B2B Marketing’s core role is to generate leads that convert to revenue. Therefore, it’s self evident that investing in marketing is important to your business growth.
But exactly how much is enough? Business leaders are struggling to understand:
- In what type of marketing should you invest?
- Should you switch to digital tactics? if so, how?
- How do you measure marketing?
Here are some key statistics from a survey on marketing spending from a new Gartner offering called “Gartner for Marketing leaders.”
The data is revealing. More money is being spent on marketing to attract and acquire new customers. The survey found that on average marketing budgets are increasing 6%. But this new cash comes with strings attached. The boss wants proof that the investment is generating additional revenue.
How does your organisation stack up?
In 2012, on average 10.4% of revenue was spent on marketing.
This spending includes salaries and other internal and external costs both traditional and digital. But the range of spending varied widely from as low as 5% to greater than 15%. These variations are most likely a factor of:
- Market maturity
- Market share
- Industry structure
- Stage of business growth
On average the survey found that digital marketing represents around 2.5% of the company revenue or approximately 25% of the marketing budget, but this is increasing quickly. As tactics and techniques evolve identifying “pure” digital spend is becoming harder and frankly, less relevant as tactics merge.
The top 5 digital marketing spending categories are, in descending order:
- Digital or online advertising
- Content creation and management
- Search marketing
- Website design and maintenance
- Email marketing
Switching to digital generates a better return on investment
Interestingly, considering the pervasive atmosphere of continual cost cutting in companies, the survey found the clear savings realised by switching to digital marketing are being reinvested back into further marketing activties rather than being pocketed.
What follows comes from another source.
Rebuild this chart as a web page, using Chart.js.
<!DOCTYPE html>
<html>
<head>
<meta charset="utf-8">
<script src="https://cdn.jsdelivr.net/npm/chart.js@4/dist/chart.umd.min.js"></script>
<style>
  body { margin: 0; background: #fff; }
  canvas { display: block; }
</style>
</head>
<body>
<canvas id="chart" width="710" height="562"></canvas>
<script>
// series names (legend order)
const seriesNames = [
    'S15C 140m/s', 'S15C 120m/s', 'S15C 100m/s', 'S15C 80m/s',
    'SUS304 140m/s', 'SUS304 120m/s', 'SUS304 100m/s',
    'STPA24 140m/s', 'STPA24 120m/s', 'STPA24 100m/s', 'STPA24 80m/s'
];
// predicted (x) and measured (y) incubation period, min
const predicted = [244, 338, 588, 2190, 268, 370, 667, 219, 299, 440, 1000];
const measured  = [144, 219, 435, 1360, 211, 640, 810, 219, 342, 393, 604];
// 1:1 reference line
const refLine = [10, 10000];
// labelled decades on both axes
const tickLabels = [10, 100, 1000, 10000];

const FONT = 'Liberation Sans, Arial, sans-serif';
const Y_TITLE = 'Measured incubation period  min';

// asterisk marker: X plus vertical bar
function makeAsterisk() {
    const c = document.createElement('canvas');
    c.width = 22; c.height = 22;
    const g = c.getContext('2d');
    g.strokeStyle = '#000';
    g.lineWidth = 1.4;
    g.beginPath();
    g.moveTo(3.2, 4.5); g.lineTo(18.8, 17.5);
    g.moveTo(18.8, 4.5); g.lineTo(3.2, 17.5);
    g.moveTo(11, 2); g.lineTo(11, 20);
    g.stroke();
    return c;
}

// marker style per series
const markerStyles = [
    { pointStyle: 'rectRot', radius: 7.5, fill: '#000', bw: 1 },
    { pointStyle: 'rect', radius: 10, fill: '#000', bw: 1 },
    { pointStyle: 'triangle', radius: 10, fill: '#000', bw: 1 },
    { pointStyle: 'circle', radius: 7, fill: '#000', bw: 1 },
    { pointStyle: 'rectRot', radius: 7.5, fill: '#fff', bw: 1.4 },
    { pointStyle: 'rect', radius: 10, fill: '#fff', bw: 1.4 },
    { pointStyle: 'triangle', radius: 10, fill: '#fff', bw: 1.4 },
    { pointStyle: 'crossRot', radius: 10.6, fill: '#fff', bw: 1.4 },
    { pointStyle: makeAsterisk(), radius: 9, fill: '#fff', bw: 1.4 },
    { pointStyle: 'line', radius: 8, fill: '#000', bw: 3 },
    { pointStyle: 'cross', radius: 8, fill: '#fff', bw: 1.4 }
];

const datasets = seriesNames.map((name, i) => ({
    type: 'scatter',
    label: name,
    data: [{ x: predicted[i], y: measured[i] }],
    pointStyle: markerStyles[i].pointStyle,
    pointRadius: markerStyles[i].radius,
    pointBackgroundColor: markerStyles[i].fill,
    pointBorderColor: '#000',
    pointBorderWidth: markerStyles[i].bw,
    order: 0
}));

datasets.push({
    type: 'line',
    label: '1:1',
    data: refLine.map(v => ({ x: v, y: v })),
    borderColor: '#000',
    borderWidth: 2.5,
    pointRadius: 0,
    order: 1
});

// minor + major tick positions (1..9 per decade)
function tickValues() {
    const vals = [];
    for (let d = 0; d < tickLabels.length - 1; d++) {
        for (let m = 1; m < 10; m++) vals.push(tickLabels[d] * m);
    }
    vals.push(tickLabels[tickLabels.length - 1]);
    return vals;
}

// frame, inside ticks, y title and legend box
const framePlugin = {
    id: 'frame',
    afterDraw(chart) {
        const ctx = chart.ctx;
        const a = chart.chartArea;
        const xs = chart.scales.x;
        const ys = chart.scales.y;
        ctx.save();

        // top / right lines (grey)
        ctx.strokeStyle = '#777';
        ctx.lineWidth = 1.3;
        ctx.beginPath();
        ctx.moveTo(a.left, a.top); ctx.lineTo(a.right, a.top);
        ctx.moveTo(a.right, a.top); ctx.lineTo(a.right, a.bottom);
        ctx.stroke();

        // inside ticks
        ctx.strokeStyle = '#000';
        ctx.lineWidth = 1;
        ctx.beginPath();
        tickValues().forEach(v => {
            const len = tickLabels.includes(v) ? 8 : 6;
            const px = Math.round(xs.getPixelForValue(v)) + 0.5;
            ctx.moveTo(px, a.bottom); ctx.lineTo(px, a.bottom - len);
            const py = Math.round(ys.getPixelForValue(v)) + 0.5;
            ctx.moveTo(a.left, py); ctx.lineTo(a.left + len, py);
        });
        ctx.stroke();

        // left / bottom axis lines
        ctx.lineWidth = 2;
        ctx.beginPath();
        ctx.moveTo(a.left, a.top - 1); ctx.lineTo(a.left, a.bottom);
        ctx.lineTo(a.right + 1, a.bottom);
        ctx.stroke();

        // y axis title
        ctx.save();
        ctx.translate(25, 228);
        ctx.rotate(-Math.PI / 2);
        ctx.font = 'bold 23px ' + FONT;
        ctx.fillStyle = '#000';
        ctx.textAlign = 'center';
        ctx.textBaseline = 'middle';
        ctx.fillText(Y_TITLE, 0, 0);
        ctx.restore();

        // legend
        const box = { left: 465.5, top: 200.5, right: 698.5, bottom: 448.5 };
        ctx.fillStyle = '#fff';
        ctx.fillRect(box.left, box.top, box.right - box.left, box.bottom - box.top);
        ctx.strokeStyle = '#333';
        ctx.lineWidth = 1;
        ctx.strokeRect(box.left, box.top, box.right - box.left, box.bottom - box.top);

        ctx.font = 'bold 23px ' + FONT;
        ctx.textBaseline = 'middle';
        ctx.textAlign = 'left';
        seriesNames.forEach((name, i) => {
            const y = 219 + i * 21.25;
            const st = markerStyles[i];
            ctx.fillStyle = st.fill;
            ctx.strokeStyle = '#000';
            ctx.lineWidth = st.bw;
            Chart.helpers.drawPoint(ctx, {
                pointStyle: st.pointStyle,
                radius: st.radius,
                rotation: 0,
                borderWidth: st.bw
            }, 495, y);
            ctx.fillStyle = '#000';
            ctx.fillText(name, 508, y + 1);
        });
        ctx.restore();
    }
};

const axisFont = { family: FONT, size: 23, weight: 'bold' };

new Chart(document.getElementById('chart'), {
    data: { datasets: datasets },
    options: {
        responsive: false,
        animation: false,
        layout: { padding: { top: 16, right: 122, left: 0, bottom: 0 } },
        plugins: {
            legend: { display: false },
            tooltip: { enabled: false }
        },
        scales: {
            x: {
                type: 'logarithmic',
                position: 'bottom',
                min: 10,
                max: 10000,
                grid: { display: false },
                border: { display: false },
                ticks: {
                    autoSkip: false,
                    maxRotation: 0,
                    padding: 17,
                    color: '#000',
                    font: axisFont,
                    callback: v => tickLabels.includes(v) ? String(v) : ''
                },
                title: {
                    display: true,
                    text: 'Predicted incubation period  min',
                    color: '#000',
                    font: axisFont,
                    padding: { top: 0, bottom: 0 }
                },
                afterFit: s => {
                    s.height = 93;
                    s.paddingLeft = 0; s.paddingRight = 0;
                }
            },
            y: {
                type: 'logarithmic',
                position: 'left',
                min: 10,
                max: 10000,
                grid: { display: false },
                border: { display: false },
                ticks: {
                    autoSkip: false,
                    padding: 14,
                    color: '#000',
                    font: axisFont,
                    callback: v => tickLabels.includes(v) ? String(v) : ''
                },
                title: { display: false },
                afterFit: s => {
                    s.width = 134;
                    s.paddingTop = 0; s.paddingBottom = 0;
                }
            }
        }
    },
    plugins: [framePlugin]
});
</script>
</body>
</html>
Funds are being reallocated away from difficult to measure tactics towards more definitive lead generation tactics that contribute to revenue.
Doing digital marketing is hard. The solution? Outsource.
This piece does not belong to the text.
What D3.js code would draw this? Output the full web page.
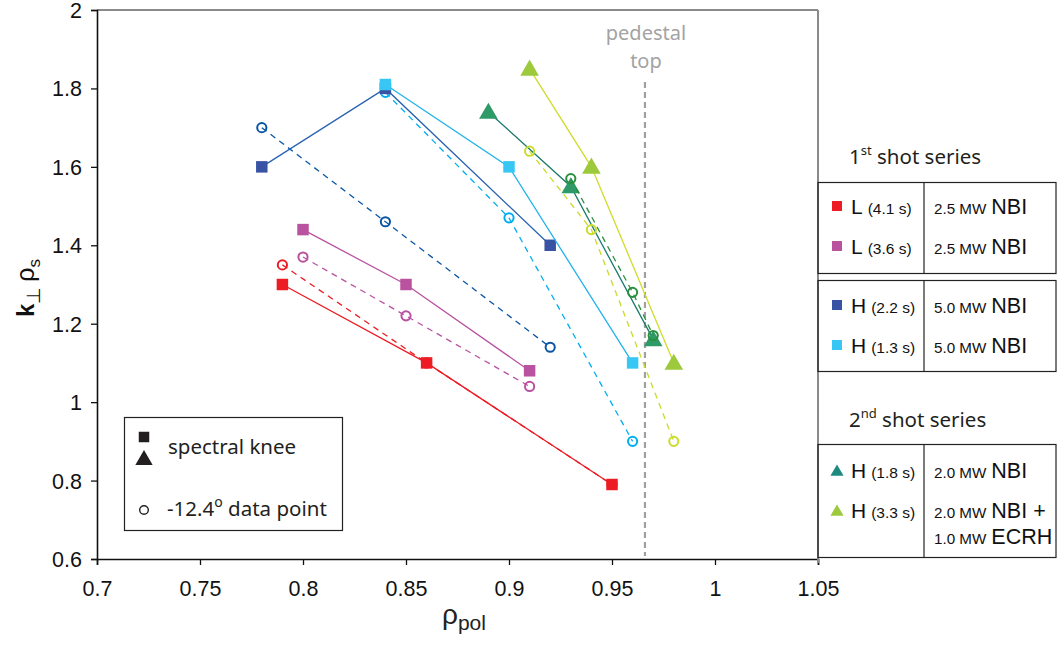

The survey found that up to 50% of digital marketing activities are outsourced. Finding and retaining resources to execute digital campaigns is tough especially as digital marketing and the skills required are changing so rapidly.
Marketing isn’t new to outsourcing and managers are comfortable dealing with agencies, data and technology providers. Specialist skills include search, online advertising and social media to name just three. the evidence is that outsourcing as a percentage of spending is increasing.
What are your next steps?
- Audit your current marketing. Take our Excel based B2B marketing health check to assess your current state of readiness.
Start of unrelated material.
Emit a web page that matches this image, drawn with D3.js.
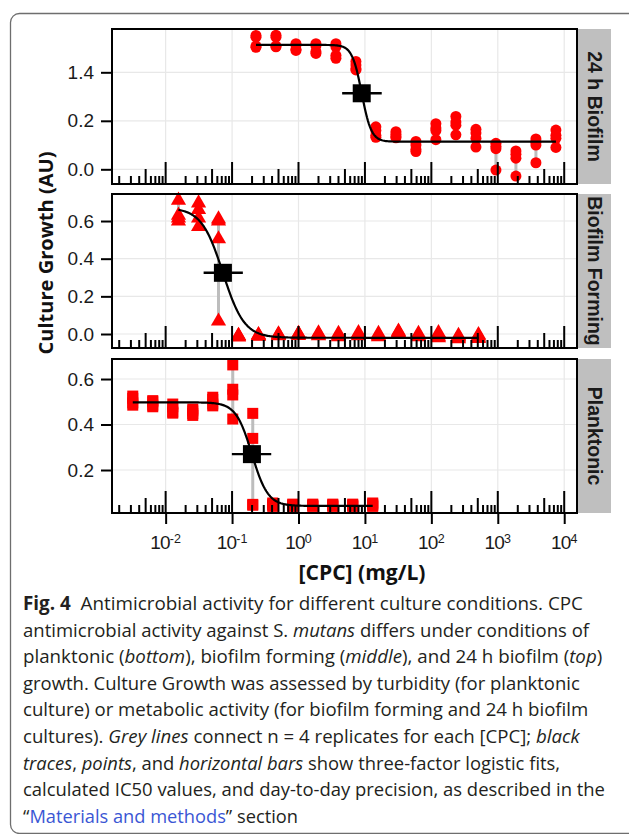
<!DOCTYPE html>
<html><head><meta charset="utf-8">
<script src="https://cdn.jsdelivr.net/npm/d3@7/dist/d3.min.js"></script>
<style>body{margin:0;background:#fff;} svg{display:block;}</style>
</head><body>
<svg id="fig" width="629" height="834"></svg>
<script>
// ---------------- DATA ----------------
const panelNames = ["24 h Biofilm", "Biofilm Forming", "Planktonic"];

const conc24h = [0.229, 0.458, 0.916, 1.83, 3.66, 7.32, 14.6, 29.3, 58.6, 117, 234, 469, 938, 1875, 3750, 7500];
const growth24h = [
  [0.552, 0.545, 0.508, 0.503],
  [0.553, 0.545, 0.508, 0.505],
  [0.518, 0.512, 0.495, 0.490],
  [0.518, 0.510, 0.485, 0.478],
  [0.518, 0.505, 0.470, 0.458],
  [0.445, 0.430, 0.415, 0.410],
  [0.175, 0.160, 0.140, 0.132],
  [0.155, 0.145, 0.135, 0.130],
  [0.115, 0.100, 0.082, 0.073],
  [0.188, 0.170, 0.160, 0.122],
  [0.218, 0.195, 0.182, 0.142],
  [0.165, 0.150, 0.128, 0.092],
  [0.107, 0.095, 0.085, -0.003],
  [0.076, 0.062, 0.046, -0.028],
  [0.125, 0.112, 0.100, 0.027],
  [0.162, 0.140, 0.128, 0.090]
];

const concForming = [0.0156, 0.0313, 0.0625, 0.125, 0.25, 0.5, 1, 2, 4, 8, 16, 32, 64, 128, 256, 512];
const growthForming = [
  [0.710, 0.630, 0.615, 0.600],
  [0.695, 0.660, 0.615, 0.570],
  [0.610, 0.600, 0.505, 0.068],
  [-0.008, -0.010, -0.013, -0.016],
  [-0.004, -0.006, -0.010, -0.012],
  [0.000, -0.003, -0.008, -0.010],
  [0.002, 0.000, -0.004, -0.008],
  [0.005, 0.000, -0.006, -0.010],
  [0.002, -0.004, -0.010, -0.015],
  [0.006, 0.000, -0.006, -0.010],
  [0.002, -0.004, -0.010, -0.015],
  [0.014, 0.010, 0.006, 0.002],
  [0.002, -0.004, -0.010, -0.015],
  [0.006, -0.002, -0.012, -0.020],
  [-0.008, -0.014, -0.020, -0.026],
  [-0.004, -0.010, -0.018, -0.025]
];

const concPlanktonic = [0.0032, 0.0064, 0.0128, 0.0256, 0.0512, 0.1024, 0.2048, 0.4096, 0.8192, 1.64, 3.28, 6.55, 13.1];
const growthPlanktonic = [
  [0.525, 0.515, 0.495, 0.485],
  [0.505, 0.500, 0.485, 0.478],
  [0.490, 0.478, 0.455, 0.450],
  [0.468, 0.460, 0.448, 0.440],
  [0.520, 0.510, 0.490, 0.482],
  [0.662, 0.555, 0.530, 0.424],
  [0.449, 0.339, 0.049, 0.045],
  [0.055, 0.050, 0.045, 0.040],
  [0.050, 0.047, 0.043, 0.040],
  [0.050, 0.046, 0.043, 0.040],
  [0.050, 0.047, 0.043, 0.040],
  [0.050, 0.046, 0.043, 0.040],
  [0.055, 0.050, 0.045, 0.040]
];

// three-factor logistic fits (top, bottom, IC50, hill) and day-to-day precision of IC50
const fitTop    = [0.513, 0.670, 0.4975];
const fitBottom = [0.114, -0.020, 0.042];
const fitIC50   = [8.95, 0.0728, 0.199];
const fitHill   = [6.0, 2.7, 3.6];
const ic50Low   = [4.54, 0.0373, 0.0993];
const ic50High  = [17.9, 0.1453, 0.3886];

// tick values / labels
const yTicks24h = [0, 0.2, 0.4];
const yTickLabels24h = ["0.0", "0.2", "1.4"];
const yTicksForming = [0, 0.2, 0.4, 0.6];
const yTickLabelsForming = ["0.0", "0.2", "0.4", "0.6"];
const yTicksPlanktonic = [0.2, 0.4, 0.6];
const yTickLabelsPlanktonic = ["0.2", "0.4", "0.6"];
const xDecades = [0.01, 0.1, 1, 10, 100, 1000, 10000];
const xDecadeExponents = ["-2", "-1", "0", "1", "2", "3", "4"];

const yTitle = "Culture Growth (AU)";
const xTitle = "[CPC] (mg/L)";

// ---------------- LAYOUT ----------------
const svg = d3.select("#fig");
const plotL = 112, plotR = 577, stripR = 611;
const panelTop = [29, 194, 359], panelBot = [184, 348, 513];
const yDomains = [[-0.0606, 0.5786], [-0.0743, 0.7435], [0.011, 0.688]];
const RED = "#ff0000";

const panels = [
  {name: panelNames[0], conc: conc24h, vals: growth24h, ticks: yTicks24h, labels: yTickLabels24h, shape: "circle"},
  {name: panelNames[1], conc: concForming, vals: growthForming, ticks: yTicksForming, labels: yTickLabelsForming, shape: "triangle"},
  {name: panelNames[2], conc: concPlanktonic, vals: growthPlanktonic, ticks: yTicksPlanktonic, labels: yTickLabelsPlanktonic, shape: "square"}
];

// figure frame
svg.append("rect").attr("x", 10.5).attr("y", 13.5).attr("width", 660).attr("height", 820)
  .attr("rx", 9).attr("fill", "none").attr("stroke", "#6e6e6e").attr("stroke-width", 1.3);

const x = d3.scaleLog().domain([Math.pow(10, -2.8075), Math.pow(10, 4.1925)]).range([plotL, plotR]);
const [xmin, xmax] = x.domain();

panels.forEach((p, i) => {
  const y = d3.scaleLinear().domain(yDomains[i]).range([panelBot[i], panelTop[i]]);
  const g = svg.append("g");

  g.append("rect").attr("x", plotL).attr("y", panelTop[i]).attr("width", plotR - plotL)
    .attr("height", panelBot[i] - panelTop[i]).attr("fill", "#fff");

  // gridlines
  const grid = g.append("g").attr("stroke", "#e8e8e8").attr("stroke-width", 1.2);
  xDecades.forEach(d => {
    grid.append("line").attr("x1", x(d)).attr("x2", x(d)).attr("y1", panelTop[i]).attr("y2", panelBot[i]);
  });
  p.ticks.forEach(t => {
    grid.append("line").attr("x1", plotL).attr("x2", plotR).attr("y1", y(t)).attr("y2", y(t));
  });

  // grey replicate connectors
  g.append("g").selectAll("line").data(p.conc).join("line")
    .attr("x1", d => x(d)).attr("x2", d => x(d))
    .attr("y1", (d, k) => y(d3.max(p.vals[k]))).attr("y2", (d, k) => y(d3.min(p.vals[k])))
    .attr("stroke", "#bdbdbd").attr("stroke-width", 3);

  // points
  const pts = [];
  p.conc.forEach((c, k) => p.vals[k].forEach(v => pts.push({c, v})));
  const pg = g.append("g").attr("fill", RED);
  if (p.shape === "circle") {
    pg.selectAll("circle").data(pts).join("circle")
      .attr("cx", d => x(d.c)).attr("cy", d => y(d.v)).attr("r", 5.5);
  } else if (p.shape === "triangle") {
    const tri = d3.symbol(d3.symbolTriangle, 100)();
    pg.selectAll("path").data(pts).join("path")
      .attr("d", tri).attr("transform", d => `translate(${x(d.c)},${y(d.v)})`);
  } else {
    const s = 11;
    pg.selectAll("rect").data(pts).join("rect")
      .attr("x", d => x(d.c) - s / 2).attr("y", d => y(d.v) - s / 2).attr("width", s).attr("height", s);
  }

  // fitted logistic curve
  const logistic = c => fitBottom[i] + (fitTop[i] - fitBottom[i]) / (1 + Math.pow(c / fitIC50[i], fitHill[i]));
  const c0 = Math.log10(d3.min(p.conc)), c1 = Math.log10(d3.max(p.conc));
  const curve = d3.range(0, 301).map(j => Math.pow(10, c0 + (c1 - c0) * j / 300));
  g.append("path").datum(curve)
    .attr("d", d3.line().x(c => x(c)).y(c => y(logistic(c))))
    .attr("fill", "none").attr("stroke", "#000").attr("stroke-width", 2.2);

  // IC50 point & bar
  const mid = (fitTop[i] + fitBottom[i]) / 2;
  g.append("line").attr("x1", x(ic50Low[i])).attr("x2", x(ic50High[i]))
    .attr("y1", y(mid)).attr("y2", y(mid)).attr("stroke", "#000").attr("stroke-width", 2.4);
  g.append("rect").attr("x", x(fitIC50[i]) - 9).attr("y", y(mid) - 9)
    .attr("width", 18).attr("height", 18).attr("fill", "#000");

  // log ticks inside the panel
  const lt = g.append("g").attr("stroke", "#000").attr("stroke-width", 2);
  for (let e = -3; e <= 4; e++) {
    for (let m = 1; m <= 9; m++) {
      const v = m * Math.pow(10, e);
      if (v <= xmin || v >= xmax) continue;
      const xx = x(v);
      if (xx < plotL + 2 || xx > plotR - 2) continue;
      const len = m === 1 ? 22 : (m === 5 ? 15 : 8);
      lt.append("line").attr("x1", xx).attr("x2", xx).attr("y1", panelBot[i]).attr("y2", panelBot[i] - len);
    }
  }

  // panel border
  g.append("rect").attr("x", plotL).attr("y", panelTop[i]).attr("width", plotR - plotL)
    .attr("height", panelBot[i] - panelTop[i]).attr("fill", "none").attr("stroke", "#000").attr("stroke-width", 2);

  // strip
  g.append("rect").attr("x", plotR + 1).attr("y", panelTop[i]).attr("width", stripR - plotR - 1)
    .attr("height", panelBot[i] - panelTop[i]).attr("fill", "#bfbfbf");
  const sy = (panelTop[i] + panelBot[i]) / 2;
  g.append("text").text(p.name)
    .attr("transform", `translate(${(plotR + stripR) / 2 + 0.5},${sy}) rotate(90)`)
    .attr("text-anchor", "middle").attr("dominant-baseline", "central")
    .attr("font-family", "Liberation Sans, Arial, sans-serif").attr("font-weight", "bold")
    .attr("font-size", 19.5).attr("fill", "#1a1a1a");

  // y axis
  const ya = d3.axisLeft(y).tickValues(p.ticks).tickFormat((d, k) => p.labels[k])
    .tickSize(10).tickPadding(7);
  const yg = svg.append("g").attr("transform", `translate(${plotL - 1},0)`).call(ya);
  yg.select(".domain").remove();
  yg.selectAll(".tick line").attr("stroke-width", 2);
  yg.selectAll(".tick text").attr("font-family", "Liberation Sans, Arial, sans-serif")
    .attr("font-size", 19).attr("fill", "#1a1a1a");

  // x axis on bottom panel
  if (i === 2) {
    const xa = d3.axisBottom(x).tickValues(xDecades).tickFormat("").tickSize(10);
    const xg = svg.append("g").attr("transform", `translate(0,${panelBot[i] + 1})`).call(xa);
    xg.select(".domain").remove();
    xg.selectAll(".tick line").attr("stroke-width", 2);
    xDecades.forEach((d, k) => {
      const t = svg.append("text").attr("x", x(d)).attr("y", 549)
        .attr("text-anchor", "middle").attr("font-family", "Liberation Sans, Arial, sans-serif")
        .attr("fill", "#1a1a1a");
      t.append("tspan").attr("font-size", 19).attr("letter-spacing", -0.8).text("10");
      t.append("tspan").attr("font-size", 12.5).attr("dy", -6).text(xDecadeExponents[k]);
    });
  }
});

// axis titles
function fitFont(sel, target) {
  const fs = +sel.attr("font-size");
  const w = sel.node().getComputedTextLength();
  sel.attr("font-size", fs * target / w);
}
const yt = svg.append("text").text(yTitle)
  .attr("transform", "translate(53,253) rotate(-90)").attr("text-anchor", "middle")
  .attr("font-family", "Open Sans, sans-serif").attr("font-weight", "bold").attr("font-size", 20)
  .attr("fill", "#111");
fitFont(yt, 203);
const xt = svg.append("text").text(xTitle)
  .attr("x", 362).attr("y", 580).attr("text-anchor", "middle")
  .attr("font-family", "Open Sans, sans-serif").attr("font-weight", "bold").attr("font-size", 20)
  .attr("fill", "#111");
fitFont(xt, 127);

// ---------------- CAPTION ----------------
const captionLines = [
  [["b", "Fig. 4"], ["n", "  Antimicrobial activity for different culture conditions. CPC"]],
  [["n", "antimicrobial activity against S. "], ["i", "mutans"], ["n", " differs under conditions of"]],
  [["n", "planktonic ("], ["i", "bottom"], ["n", "), biofilm forming ("], ["i", "middle"], ["n", "), and 24 h biofilm ("], ["i", "top"], ["n", ")"]],
  [["n", "growth. Culture Growth was assessed by turbidity (for planktonic"]],
  [["n", "culture) or metabolic activity (for biofilm forming and 24 h biofilm"]],
  [["n", "cultures). "], ["i", "Grey lines"], ["n", " connect n = 4 replicates for each [CPC]; "], ["i", "black"]],
  [["i", "traces"], ["n", ", "], ["i", "points"], ["n", ", and "], ["i", "horizontal bars"], ["n", " show three-factor logistic fits,"]],
  [["n", "calculated IC50 values, and day-to-day precision, as described in the"]],
  [["n", "\u201C"], ["l", "Materials and methods"], ["n", "\u201D section"]]
];
const captionRight = [583, 589, 602, 580, 588, 580, 560, 605, 298];
const capLeft = 23, capBase0 = 610, capStep = 26.6;
captionLines.forEach((line, li) => {
  const t = svg.append("text").attr("x", 0).attr("y", 0)
    .attr("font-family", "Open Sans, sans-serif").attr("font-size", 18.7).attr("fill", "#231f20")
    .attr("xml:space", "preserve").style("white-space", "pre");
  line.forEach(([kind, s]) => {
    const ts = t.append("tspan").text(s);
    if (kind === "b") ts.attr("font-weight", "bold");
    if (kind === "i") ts.attr("font-style", "italic");
    if (kind === "l") ts.attr("fill", "#3a56d4");
  });
  const w = t.node().getComputedTextLength();
  const sx = (captionRight[li] - capLeft) / w;
  t.attr("transform", `translate(${capLeft},${capBase0 + li * capStep}) scale(${sx},1)`);
});
</script>
</body></html>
- Assess your current marketing team’s skill sets. Look especially for good technical capabilities.
- Reinvest savings from digital marketing into digital lead generation activities.
- Ensure you have a comprehensive measurement framework in place across your marketing tactics.
- Take a good hard look at your current website and current approach to promotion and advertising. Both require significant investments to continue to generate increased returns. Running on autopilot is dangerous.
- Rely on external providers when you lack the time or expertise to execute campaigns. Throttling back on your digital marketing stifles business growth.